Let me start with a disclaimer: I am primarily a Mac user writing about Windows 11. For more than a decade, I’ve used a MacBook Pro as my primary work computer. I’m no stranger, however, to Microsoft’s operating system. Prior to my embrace of macOS, I used a Windows PC at my job and at home, starting way back with Windows 95. (I recall my Windows XP years fondly.) Windows 10 was never my day-to-day operating system, but I covered its release and have banged on Windows 10 laptops and desktop for years for product reviews.
As a Mac convert with one foot still in the Windows world, I welcome the look and feel and centered Taskbar and revamped Start menu of Windows 11. Windows 10 users have several reasons for sticking with their current OS, but I’d argue the design departures Microsoft made with Windows 11 shouldn’t be a sticking point to upgrading. And Mac folks who use a Windows PC at work or for some other facet of their life will feel immediately comfortable with the bright and cheerful Windows 11.
The most obvious change on the surface for Windows 11 and the first one you’ll notice — after digesting the rounded corners and pastel color palette — is the position of the Start button. It’s no longer stuck in the lower-left corner where it’s been for version after version of Windows for decades, all the way back to Windows 95.
The buttons in the Taskbar are now centered on the bottom edge of your display with the Start button as the leftmost button. This positioning works for me because that’s where the Dock in macOS sits. And it requires fewer swipes of my mouse or on my touchpad to access than moving my cursor to the corner of my screen. Faster access to a more familiar location? Sign me up.
After the centered Taskbar, the next biggest departure from the past versions of Windows is the overhauled Start menu in Windows 11. If Microsoft borrowed the centered Taskbar from macOS, it took inspiration from Chrome OS for the new Start menu.
Mark Hachman / IDG
Gone are the live tiles from Windows 10 that I never used or liked. They are oversized to be poked at with a finger on a touchscreen, but most Windows users are rocking a display sans touch support. When I’m moving the cursor on my screen with a touchpad or mouse, I have fine control that doesn’t necessitate a grid of huge tiles. And this assumes these clunky tiles that dominate the Start menu are useful to begin with. The Productivity section might be handy for launching Word or Excel, but I’ve already got those frequent flyers pinned to my Taskbar. I ignore the shovelware tiles in the Explore and vendor sections — never, not once, have I clicked on a tile there.
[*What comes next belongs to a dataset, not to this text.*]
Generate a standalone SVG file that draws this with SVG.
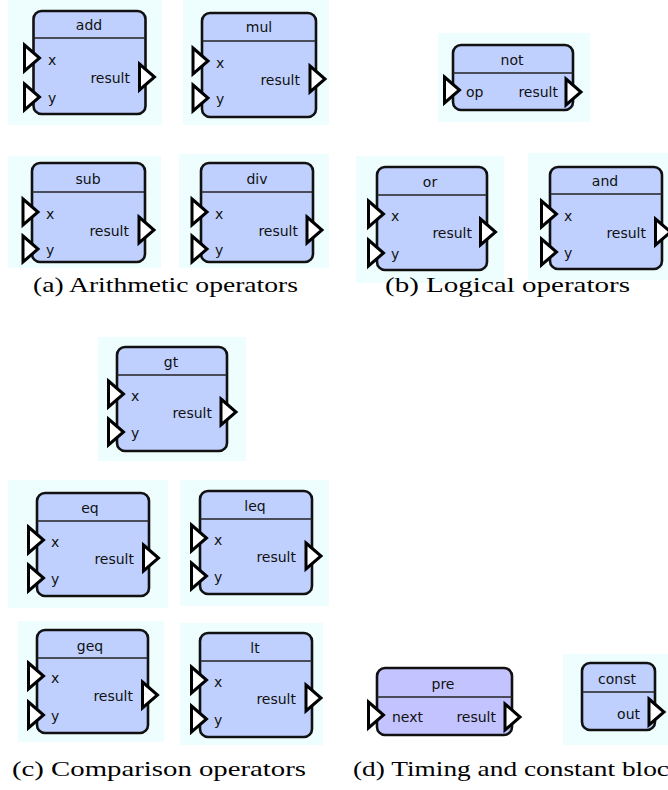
<svg xmlns="http://www.w3.org/2000/svg" xmlns:xlink="http://www.w3.org/1999/xlink" width="668" height="790" viewBox="0 0 668 790">
  <style>
    .panel { fill: #eefefe; }
    .box { fill: #bfd0ff; stroke: #111; stroke-width: 2.6; }
    .box.lav { fill: #c3c3ff; }
    .sep { stroke: #222; stroke-width: 1.4; }
    .pin { fill: #fff; stroke: #000; stroke-width: 3; stroke-linejoin: miter; }
    .t { font-family: "DejaVu Sans", Verdana, sans-serif; font-size: 14px; fill: #111; }
    .title { text-anchor: middle; }
    .out { text-anchor: end; }
    .cap { font-family: "Liberation Serif", "Times New Roman", serif; font-size: 21px; fill: #000; }
  </style>
  <defs>
    <path id="pin" d="M0,-13 L15,0 L0,13 Z"/>
  </defs>

  <rect width="668" height="790" fill="#fff"/>

  <!-- (a) arithmetic -->
  <g id="add">
    <rect class="panel" x="8" y="0" width="154" height="125"/>
    <rect class="box" x="33.5" y="11" width="112" height="103" rx="8"/>
    <line class="sep" x1="33.5" y1="38" x2="145.5" y2="38"/>
    <text class="t title" x="89" y="30">add</text>
    <use href="#pin" class="pin" x="24.5" y="58"/>
    <use href="#pin" class="pin" x="24.5" y="97"/>
    <use href="#pin" class="pin" x="139.5" y="77"/>
    <text class="t" x="48" y="65">x</text>
    <text class="t" x="48" y="103">y</text>
    <text class="t out" x="130" y="83">result</text>
  </g>

  <g id="mul">
    <rect class="panel" x="183" y="0" width="146" height="125"/>
    <rect class="box" x="202" y="13" width="114" height="104" rx="8"/>
    <line class="sep" x1="202" y1="41" x2="316" y2="41"/>
    <text class="t title" x="259" y="32">mul</text>
    <use href="#pin" class="pin" x="193" y="61"/>
    <use href="#pin" class="pin" x="193" y="98"/>
    <use href="#pin" class="pin" x="310" y="79"/>
    <text class="t" x="216" y="68">x</text>
    <text class="t" x="216" y="104">y</text>
    <text class="t out" x="300" y="85">result</text>
  </g>

  <g id="sub">
    <rect class="panel" x="8" y="156" width="153" height="112"/>
    <rect class="box" x="32" y="163" width="113" height="99" rx="8"/>
    <line class="sep" x1="32" y1="192" x2="145" y2="192"/>
    <text class="t title" x="88" y="184">sub</text>
    <use href="#pin" class="pin" x="23" y="212"/>
    <use href="#pin" class="pin" x="23" y="249"/>
    <use href="#pin" class="pin" x="139" y="230"/>
    <text class="t" x="46" y="219">x</text>
    <text class="t" x="46" y="255">y</text>
    <text class="t out" x="129" y="236">result</text>
  </g>

  <g id="div">
    <rect class="panel" x="179" y="154" width="150" height="114"/>
    <rect class="box" x="201" y="163" width="112" height="99" rx="8"/>
    <line class="sep" x1="201" y1="192" x2="313" y2="192"/>
    <text class="t title" x="257" y="184">div</text>
    <use href="#pin" class="pin" x="192" y="212"/>
    <use href="#pin" class="pin" x="192" y="249"/>
    <use href="#pin" class="pin" x="307" y="230"/>
    <text class="t" x="215" y="219">x</text>
    <text class="t" x="215" y="255">y</text>
    <text class="t out" x="298" y="236">result</text>
  </g>

  <!-- (b) logical -->
  <g id="not">
    <rect class="panel" x="438" y="33" width="152" height="89"/>
    <rect class="box" x="453" y="45" width="120" height="65" rx="8"/>
    <line class="sep" x1="453" y1="73" x2="573" y2="73"/>
    <text class="t title" x="512" y="65">not</text>
    <use href="#pin" class="pin" x="444.5" y="90"/>
    <use href="#pin" class="pin" x="566" y="92"/>
    <text class="t" x="466" y="97">op</text>
    <text class="t out" x="558" y="97">result</text>
  </g>

  <g id="or">
    <rect class="panel" x="356" y="156" width="148" height="127"/>
    <rect class="box" x="377" y="167" width="110" height="103" rx="8"/>
    <line class="sep" x1="377" y1="195" x2="487" y2="195"/>
    <text class="t title" x="430" y="187">or</text>
    <use href="#pin" class="pin" x="368.5" y="214"/>
    <use href="#pin" class="pin" x="368.5" y="253"/>
    <use href="#pin" class="pin" x="480.5" y="232"/>
    <text class="t" x="391" y="221">x</text>
    <text class="t" x="391" y="259">y</text>
    <text class="t out" x="472" y="238">result</text>
  </g>

  <g id="and">
    <rect class="panel" x="528" y="153" width="140" height="127"/>
    <rect class="box" x="550" y="167" width="112" height="102" rx="8"/>
    <line class="sep" x1="550" y1="194" x2="662" y2="194"/>
    <text class="t title" x="605" y="186">and</text>
    <use href="#pin" class="pin" x="541.5" y="214"/>
    <use href="#pin" class="pin" x="541.5" y="252"/>
    <use href="#pin" class="pin" x="655.5" y="232"/>
    <text class="t" x="564" y="221">x</text>
    <text class="t" x="564" y="258">y</text>
    <text class="t out" x="646" y="238">result</text>
  </g>

  <!-- (c) comparison -->
  <g id="gt">
    <rect class="panel" x="98" y="337" width="148" height="124"/>
    <rect class="box" x="117" y="347" width="110" height="104" rx="8"/>
    <line class="sep" x1="117" y1="375" x2="227" y2="375"/>
    <text class="t title" x="171" y="367">gt</text>
    <use href="#pin" class="pin" x="108.5" y="394"/>
    <use href="#pin" class="pin" x="108.5" y="432"/>
    <use href="#pin" class="pin" x="221" y="412"/>
    <text class="t" x="131" y="401">x</text>
    <text class="t" x="131" y="438">y</text>
    <text class="t out" x="212" y="418">result</text>
  </g>

  <g id="eq">
    <rect class="panel" x="8" y="480" width="160" height="128"/>
    <rect class="box" x="37" y="493" width="112" height="103" rx="8"/>
    <line class="sep" x1="37" y1="521" x2="149" y2="521"/>
    <text class="t title" x="90" y="513">eq</text>
    <use href="#pin" class="pin" x="28.5" y="540"/>
    <use href="#pin" class="pin" x="28.5" y="578"/>
    <use href="#pin" class="pin" x="143.5" y="558"/>
    <text class="t" x="51" y="547">x</text>
    <text class="t" x="51" y="584">y</text>
    <text class="t out" x="134" y="564">result</text>
  </g>

  <g id="leq">
    <rect class="panel" x="180" y="480" width="149" height="126"/>
    <rect class="box" x="200" y="491" width="112" height="103" rx="8"/>
    <line class="sep" x1="200" y1="519" x2="312" y2="519"/>
    <text class="t title" x="255" y="511">leq</text>
    <use href="#pin" class="pin" x="191.5" y="538"/>
    <use href="#pin" class="pin" x="191.5" y="576"/>
    <use href="#pin" class="pin" x="306" y="556"/>
    <text class="t" x="214" y="545">x</text>
    <text class="t" x="214" y="582">y</text>
    <text class="t out" x="296" y="562">result</text>
  </g>

  <g id="geq">
    <rect class="panel" x="18" y="621" width="146" height="121"/>
    <rect class="box" x="37" y="630" width="111" height="103" rx="8"/>
    <line class="sep" x1="37" y1="658" x2="148" y2="658"/>
    <text class="t title" x="90" y="651">geq</text>
    <use href="#pin" class="pin" x="28.5" y="676"/>
    <use href="#pin" class="pin" x="28.5" y="715"/>
    <use href="#pin" class="pin" x="142.5" y="695"/>
    <text class="t" x="51" y="683">x</text>
    <text class="t" x="51" y="721">y</text>
    <text class="t out" x="133" y="701">result</text>
  </g>

  <g id="lt">
    <rect class="panel" x="180" y="623" width="143" height="122"/>
    <rect class="box" x="200" y="633" width="112" height="104" rx="8"/>
    <line class="sep" x1="200" y1="661" x2="312" y2="661"/>
    <text class="t title" x="255" y="653">lt</text>
    <use href="#pin" class="pin" x="191.5" y="680"/>
    <use href="#pin" class="pin" x="191.5" y="719"/>
    <use href="#pin" class="pin" x="306" y="698"/>
    <text class="t" x="214" y="687">x</text>
    <text class="t" x="214" y="725">y</text>
    <text class="t out" x="296" y="704">result</text>
  </g>

  <!-- (d) timing and constant -->
  <g id="pre">
    <rect class="box lav" x="377" y="668" width="135" height="67" rx="8"/>
    <line class="sep" x1="377" y1="697" x2="512" y2="697"/>
    <text class="t title" x="443" y="689">pre</text>
    <use href="#pin" class="pin" x="368.5" y="715"/>
    <use href="#pin" class="pin" x="505" y="717"/>
    <text class="t" x="392" y="722">next</text>
    <text class="t out" x="496" y="722">result</text>
  </g>

  <g id="const">
    <rect class="panel" x="563" y="654" width="105" height="91"/>
    <rect class="box" x="582" y="663" width="73" height="67" rx="8"/>
    <line class="sep" x1="582" y1="692" x2="655" y2="692"/>
    <text class="t title" x="617" y="684">const</text>
    <use href="#pin" class="pin" x="649" y="712"/>
    <text class="t out" x="640" y="719">out</text>
  </g>

  <!-- captions -->
  <g id="captions">
    <text class="cap" x="33" y="292" textLength="265" lengthAdjust="spacingAndGlyphs">(a) Arithmetic operators</text>
    <text class="cap" x="385" y="292" textLength="245" lengthAdjust="spacingAndGlyphs">(b) Logical operators</text>
    <text class="cap" x="12" y="776" textLength="294" lengthAdjust="spacingAndGlyphs">(c) Comparison operators</text>
    <text class="cap" x="353" y="776" textLength="316" lengthAdjust="spacingAndGlyphs">(d) Timing and constant bloc</text>
  </g>
</svg>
Taking the place of the departed live tiles is a grid of smaller icons for your pinned apps front and center that has a similar feel to the App Launcher in Chrome OS. This layout lets me see more of my apps on the screen at once than I could with live tiles, and the simple grid makes it easier to spot the app I’m looking for than the cluttered collection of live tiles.
Looking for the alphabetical list of your apps that took up the left half of the Windows 10 Start menu? It’s only a click away in Windows 11. I employ this list only as a secondary source when navigating Windows so I don’t mind it one layer deeper in Windows 11. When I don’t see the app I need in the grid of my pinned apps, I can simply click the All Apps button that sits just above it to scroll through the All apps list. Or I search for it.
Mark Hachman / IDG
You might think that using the search function in Windows 11 requires an extra click because the search box is no longer in the Taskbar next to the Start button. Not so. Despite its absence from the Taskbar, searching in Windows 11 remains a one-click operation. You need to click inside the search box in Windows 10 before typing in your search term. In Windows 11, one click on the magnifying-glass icon in the Taskbar lets you immediately start entering in your keywords because Windows 11 smartly puts your cursor in the search box that opens up without requiring an extra click to start typing. Windows 11 serves up the same, quick, one-click access to search but inside a cleaner Taskbar.
Two steps in the right direction
Like most Mac users, I can usually be found moaning and complaining when the subject of Windows comes up. And there’s still dozens of things about Microsoft’s OS that make me crazy and will keep me replacing my MacBook with another MacBook. I must admit, however, that Microsoft got at least two things right with Windows 11.
To my eyes, the new Taskbar and Start menu are improvements over their prior forms that have rolled over from one Windows version to the next for years and years. Sure, I’d like to be able to adjust the size of the Taskbar in Windows 11 as you can with macOS to match the size and resolution of my display, and I’d like better control over how my pinned apps are arranged in the Start menu, but both tools are redesigned in the right direction. They look friendlier and more modern and get me more quickly and easily to the places I want to go in Windows 11.